Debo ser un cobarde, porque no me produce ninguna
satisfacción tanta palabra cargada de testosterona sobre la guerra. Cada vez que
escucho: patria, muerte, bandera, identidad nacional, brigadas armadas, ataque
masivo, despliegue de tropas, etc., etc., etc., se me hace un nudo en el
estómago, porque, irremediablemente, pienso en destrucción y muerte de la de verdad,
de la que se deja de respirar; hambre, miseria, pérdida de seres queridos, juventud
enviada al matadero, irracionalidad, y todo lo malo que ustedes se puedan imaginar.
Por eso pienso que la guerra solo es útil para quien la provoca, y eso si la
gana, y para los que hacen negocio con ella.
No me gusta la guerra, y por ello nunca apoyaré ninguna,
porque no hay guerras buenas ni guerras malas. Pero tampoco participo de ese
romanticismo bélico de banderas al viento, canciones que conducen al frente de batalla, resistencias
numantinas y literatura que ensalza el ardor guerrero, para defender no se sabe
muy bien qué. Ese romanticismo que apela a grandes glorias militares y héroes
con estatua que siempre mueren. En España creo que sabemos bastante de eso, porque
libramos la guerra más romántica del siglo XX, para algunos; pero con el
romanticismo y el “No pasarán”, no se ganan guerras.
Quizá, en la que ahora se libra en Ucrania, y que empieza a tener
tantas similitudes con la española, digo solo “quizá”, sería bueno que empezara
a reinar el sentido común y se parara lo que todavía no es un desastre humanitario.
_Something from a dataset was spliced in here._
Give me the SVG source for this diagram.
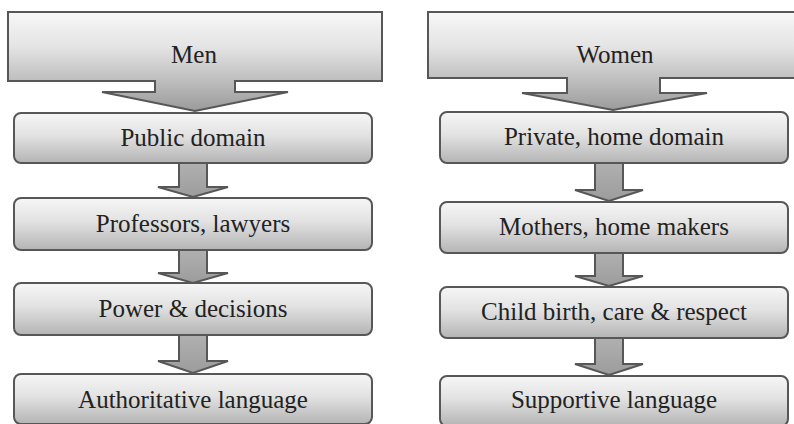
<svg xmlns="http://www.w3.org/2000/svg" width="794" height="424" viewBox="0 0 794 424">
<defs>
<linearGradient id="gBox" x1="0" y1="0" x2="0" y2="1">
<stop offset="0" stop-color="#f6f6f6"/>
<stop offset="0.45" stop-color="#e2e2e2"/>
<stop offset="1" stop-color="#b4b4b4"/>
</linearGradient>
<linearGradient id="gCallM" gradientUnits="userSpaceOnUse" x1="0" y1="12" x2="0" y2="111">
<stop offset="0" stop-color="#f7f7f7"/>
<stop offset="0.35" stop-color="#e4e4e4"/>
<stop offset="0.7" stop-color="#bdbdbd"/>
<stop offset="1" stop-color="#9a9a9a"/>
</linearGradient>
<linearGradient id="gArrow" x1="0" y1="0" x2="0" y2="1">
<stop offset="0" stop-color="#b0b0b0"/>
<stop offset="1" stop-color="#9c9c9c"/>
</linearGradient>
</defs>
<style>
.box{fill:url(#gBox);stroke:#575757;stroke-width:2}
.call{fill:url(#gCallM);stroke:#575757;stroke-width:2;stroke-linejoin:miter}
.arr{fill:url(#gArrow);stroke:#575757;stroke-width:2;stroke-linejoin:miter}
</style>

<g id="connectors">
<path class="arr" d="M179,163 H207 V187 H228 L193,197 L158,187 H179 Z"/>
<path class="arr" d="M179,250 H207 V273 H228 L193,283 L158,273 H179 Z"/>
<path class="arr" d="M179,335 H207 V361 H228 L193,373 L158,361 H179 Z"/>
<path class="arr" d="M595,163 H623 V190 H643 L609,201 L575,190 H595 Z"/>
<path class="arr" d="M595,253 H623 V276 H643 L609,286 L575,276 H595 Z"/>
<path class="arr" d="M595,338 H623 V364 H643 L609,375 L575,364 H595 Z"/>
</g>

<g id="men">
<path class="call" d="M8,12 H382 V81 H235 V92 H288 L195,111 L102,92 H155 V81 H8 Z"/>
<text x="194" y="63" font-family="Liberation Serif, serif" font-size="25" fill="#222" text-anchor="middle">Men</text>
</g>
<g id="women">
<path class="call" d="M428,12 H802 V78 H660 V93 H707 L613,110 L522,93 H567 V78 H428 Z"/>
<text x="615" y="63" font-family="Liberation Serif, serif" font-size="25" fill="#222" text-anchor="middle">Women</text>
</g>

<g id="public-domain">
<rect class="box" x="14" y="113" width="358" height="50" rx="7"/>
<text x="193" y="146" font-family="Liberation Serif, serif" font-size="25" fill="#222" text-anchor="middle">Public domain</text>
</g>
<g id="professors">
<rect class="box" x="14" y="198" width="358" height="52" rx="7"/>
<text x="193" y="232" font-family="Liberation Serif, serif" font-size="25" fill="#222" text-anchor="middle">Professors, lawyers</text>
</g>
<g id="power">
<rect class="box" x="14" y="283" width="358" height="52" rx="7"/>
<text x="193" y="317" font-family="Liberation Serif, serif" font-size="25" fill="#222" text-anchor="middle">Power &amp; decisions</text>
</g>
<g id="authoritative">
<rect class="box" x="14" y="374" width="358" height="50" rx="7"/>
<text x="193" y="408" font-family="Liberation Serif, serif" font-size="25" fill="#222" text-anchor="middle">Authoritative language</text>
</g>

<g id="private">
<rect class="box" x="440" y="112" width="348" height="51" rx="7"/>
<text x="614" y="145" font-family="Liberation Serif, serif" font-size="25" fill="#222" text-anchor="middle">Private, home domain</text>
</g>
<g id="mothers">
<rect class="box" x="440" y="202" width="348" height="51" rx="7"/>
<text x="614" y="235" font-family="Liberation Serif, serif" font-size="25" fill="#222" text-anchor="middle">Mothers, home makers</text>
</g>
<g id="childbirth">
<rect class="box" x="440" y="287" width="348" height="51" rx="7"/>
<text x="614" y="320" font-family="Liberation Serif, serif" font-size="25" fill="#222" text-anchor="middle">Child birth, care &amp; respect</text>
</g>
<g id="supportive">
<rect class="box" x="440" y="376" width="348" height="50" rx="7"/>
<text x="614" y="408" font-family="Liberation Serif, serif" font-size="25" fill="#222" text-anchor="middle">Supportive language</text>
</g>
</svg>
Un ejército bien entrenado en los valores de la
milicia nunca mandaría a los civiles a pelear por lo que ellos no han
podido hacer. Se rendiría de la forma más digna posible, pensando en evitar el
mayor daño posible, la destrucción irremediable y la muerte en cada esquina o
en cada familia. Ya vendrán tiempos mejores, y si la comunidad internacional realmente
se cree lo que piensa, tiempo habrá de hacerle pagar al sátrapa ruso la felonía
que está cometiendo, sin necesidad de invocar a los cuatro jinetes de la
apocalipsis. Porque como dicen en mi tierra: «A cada cerdo le llega su San
Martín».
Otro día hablaremos de por qué es la segunda vez que
occidente “la caga”, con perdón, en Ucrania. Mientras tanto, me pueden llamar gallina.